The cost of housing is being raised in part by higher homeowner’s insurance rates, which are being driven up by costly litigation, he said. He pointed to the black mold scare of recent years as an example.
“A study out now concludes mold isn’t this bad creature out there, yet millions of dollars have been awarded to people and it ends up being paid for by the consumer. It ends up in higher insurance rates,” he said.
Affordable housing appears on NAR’s federal policy priorities list for 2004 in the form of the Homeownership Tax Credit, which would provide 50,000 new units of single-family housing each year. Other policy measures on the Realtor group’s radar screen include the Real Estate Settlement Procedures Act, keeping banks out of real estate, conforming loan limits on Freddie Mac and Fannie Mae-backed loans, multiyear reauthorization of the National Flood Insurance Program and association health plans.
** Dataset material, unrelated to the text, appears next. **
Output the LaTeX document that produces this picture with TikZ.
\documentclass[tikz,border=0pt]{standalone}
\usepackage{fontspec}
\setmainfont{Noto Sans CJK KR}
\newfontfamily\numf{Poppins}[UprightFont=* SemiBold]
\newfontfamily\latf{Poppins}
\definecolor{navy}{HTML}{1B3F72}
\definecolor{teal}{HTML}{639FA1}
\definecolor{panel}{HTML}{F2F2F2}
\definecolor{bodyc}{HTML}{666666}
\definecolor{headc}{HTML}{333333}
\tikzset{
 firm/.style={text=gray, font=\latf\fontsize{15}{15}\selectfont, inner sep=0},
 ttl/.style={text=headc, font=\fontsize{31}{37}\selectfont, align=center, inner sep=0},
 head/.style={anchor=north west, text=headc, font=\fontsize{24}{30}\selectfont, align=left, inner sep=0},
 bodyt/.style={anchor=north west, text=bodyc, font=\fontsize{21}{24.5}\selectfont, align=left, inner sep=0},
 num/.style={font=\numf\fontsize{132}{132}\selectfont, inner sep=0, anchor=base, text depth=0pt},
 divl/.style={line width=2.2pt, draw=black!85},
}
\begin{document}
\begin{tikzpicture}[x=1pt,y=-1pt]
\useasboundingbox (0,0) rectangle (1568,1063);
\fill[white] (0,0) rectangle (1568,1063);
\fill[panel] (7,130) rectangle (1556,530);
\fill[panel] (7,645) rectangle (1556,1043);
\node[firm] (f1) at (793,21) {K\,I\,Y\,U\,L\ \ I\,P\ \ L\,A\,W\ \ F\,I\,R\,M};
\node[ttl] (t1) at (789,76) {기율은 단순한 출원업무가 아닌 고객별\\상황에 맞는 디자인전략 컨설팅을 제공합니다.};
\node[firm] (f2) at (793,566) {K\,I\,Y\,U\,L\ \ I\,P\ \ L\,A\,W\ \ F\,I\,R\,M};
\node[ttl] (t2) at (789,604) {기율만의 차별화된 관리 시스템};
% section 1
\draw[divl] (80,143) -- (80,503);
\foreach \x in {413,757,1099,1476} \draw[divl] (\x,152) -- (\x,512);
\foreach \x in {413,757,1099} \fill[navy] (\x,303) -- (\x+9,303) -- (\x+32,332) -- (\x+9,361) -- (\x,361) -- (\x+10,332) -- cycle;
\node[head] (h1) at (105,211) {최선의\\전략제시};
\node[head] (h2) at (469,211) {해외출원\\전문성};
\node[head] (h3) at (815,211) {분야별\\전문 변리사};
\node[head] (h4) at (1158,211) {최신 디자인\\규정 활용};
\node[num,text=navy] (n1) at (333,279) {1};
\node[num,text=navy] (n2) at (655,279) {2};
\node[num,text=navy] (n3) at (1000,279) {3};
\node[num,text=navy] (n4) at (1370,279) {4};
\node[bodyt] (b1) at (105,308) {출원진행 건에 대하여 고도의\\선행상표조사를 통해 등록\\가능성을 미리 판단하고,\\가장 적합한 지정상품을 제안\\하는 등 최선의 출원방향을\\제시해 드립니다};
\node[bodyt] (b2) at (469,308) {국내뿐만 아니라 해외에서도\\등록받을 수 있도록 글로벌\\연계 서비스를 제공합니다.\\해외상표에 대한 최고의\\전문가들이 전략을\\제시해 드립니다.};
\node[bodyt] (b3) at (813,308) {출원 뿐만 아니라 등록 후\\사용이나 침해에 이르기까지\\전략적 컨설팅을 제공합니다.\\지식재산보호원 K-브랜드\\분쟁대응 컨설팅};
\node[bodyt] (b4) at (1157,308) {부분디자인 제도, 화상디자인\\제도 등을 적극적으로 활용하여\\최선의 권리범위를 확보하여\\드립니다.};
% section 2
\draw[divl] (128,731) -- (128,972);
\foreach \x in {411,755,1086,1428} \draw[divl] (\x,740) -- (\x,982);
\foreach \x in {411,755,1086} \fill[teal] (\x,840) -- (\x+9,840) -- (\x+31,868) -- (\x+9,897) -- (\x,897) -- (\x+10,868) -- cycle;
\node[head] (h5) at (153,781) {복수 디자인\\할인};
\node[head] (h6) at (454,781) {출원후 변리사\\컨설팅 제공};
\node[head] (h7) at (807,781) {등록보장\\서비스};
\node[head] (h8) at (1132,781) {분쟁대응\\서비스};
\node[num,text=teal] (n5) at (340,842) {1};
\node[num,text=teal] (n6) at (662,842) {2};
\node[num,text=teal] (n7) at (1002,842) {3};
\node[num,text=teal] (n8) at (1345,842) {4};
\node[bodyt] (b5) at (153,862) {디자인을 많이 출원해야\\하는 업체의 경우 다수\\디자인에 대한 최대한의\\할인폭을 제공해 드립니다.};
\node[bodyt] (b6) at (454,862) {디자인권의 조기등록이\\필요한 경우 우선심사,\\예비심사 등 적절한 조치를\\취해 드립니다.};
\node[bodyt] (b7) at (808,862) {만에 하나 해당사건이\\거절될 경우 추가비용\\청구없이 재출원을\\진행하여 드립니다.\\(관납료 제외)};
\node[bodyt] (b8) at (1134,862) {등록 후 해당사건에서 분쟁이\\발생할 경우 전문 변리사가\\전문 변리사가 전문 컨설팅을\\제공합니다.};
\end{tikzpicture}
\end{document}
Steven Glisan, a Realtor with RE/MAX Properties in Colorado Springs, Colo., thinks NAR does a good job with public policy, but he said the association should focus more on anti-growth groups that use endangered species tactics to prevent development.
“The anti-growth groups are bombarding elections with complicated ballot issues and heavy advertising to confuse voters,” he said. “People believe you can have a no-growth, healthy economy. They do not realize if you have no growth, you have no new jobs and property prices go down.”
Meanwhile, simplifying the mortgage closing process is among the high-priority public policy issues for First American Corp., a real estate title insurance and services company. Jim Dufficy, the company’s VP and regulatory counsel, said RESPA reform is a very important topic.
“This business has to be changed and simplified, and the law has to adapt to that and encourage it,” Dufficy said.
Harley Rouda Jr., CEO and managing partner of Real Living, said he would add an item to NAR’s public policy priorities: to raise the qualifications needed to become a licensed Realtor. He believes that change would drive professional productivity of agents and the industry overall.
“Any top agent wants to see the bar raised for people they work with in the industry,” he said.
Other public policy issues the real estate industry faces involve technology, data and copyright protection and consumer privacy.
Legislation that would protect databases and collections of facts is one public policy issue that would affect real estate, according to Brian Larson, a Minneapolis-based attorney with MLS and Realtor association clients throughout the United States. He said a proposed bill would provide more stringent protections than current copyright laws.
That legislation might not be as important to Realtors as housing issues, but it’s a “critical issue” for MLSs, he said.
Other public policy issues concern homeowners and low-income renters. The American Homeowners Grassroots Alliance is a non-profit organization that was formed to give homeowners a louder voice in politics. Homeowner and renter groups sometimes support the same political issues, but their priorities at other times differ. The homeowners group has been trying to persuade Congress to lift a 27 percent tariff on Canadian softwood lumber used in constructing new homes. That tariff increased the cost of a new home by $1,000 to $2,000, depending on its size, according to AHGA Chairman Bruce Hahn. The National Association of Home Builders has also been active on that issue, but lender and Realtor groups haven’t shown interest in it.
“In many cases we are on the same side (as industry groups),” Hahn said.
AHGA also is concerned with repealing state laws that allow dual agency in real estate brokerage, establishing a tax deduction for mortgage insurance premiums and tax credits for energy-efficient home appliances and technologies.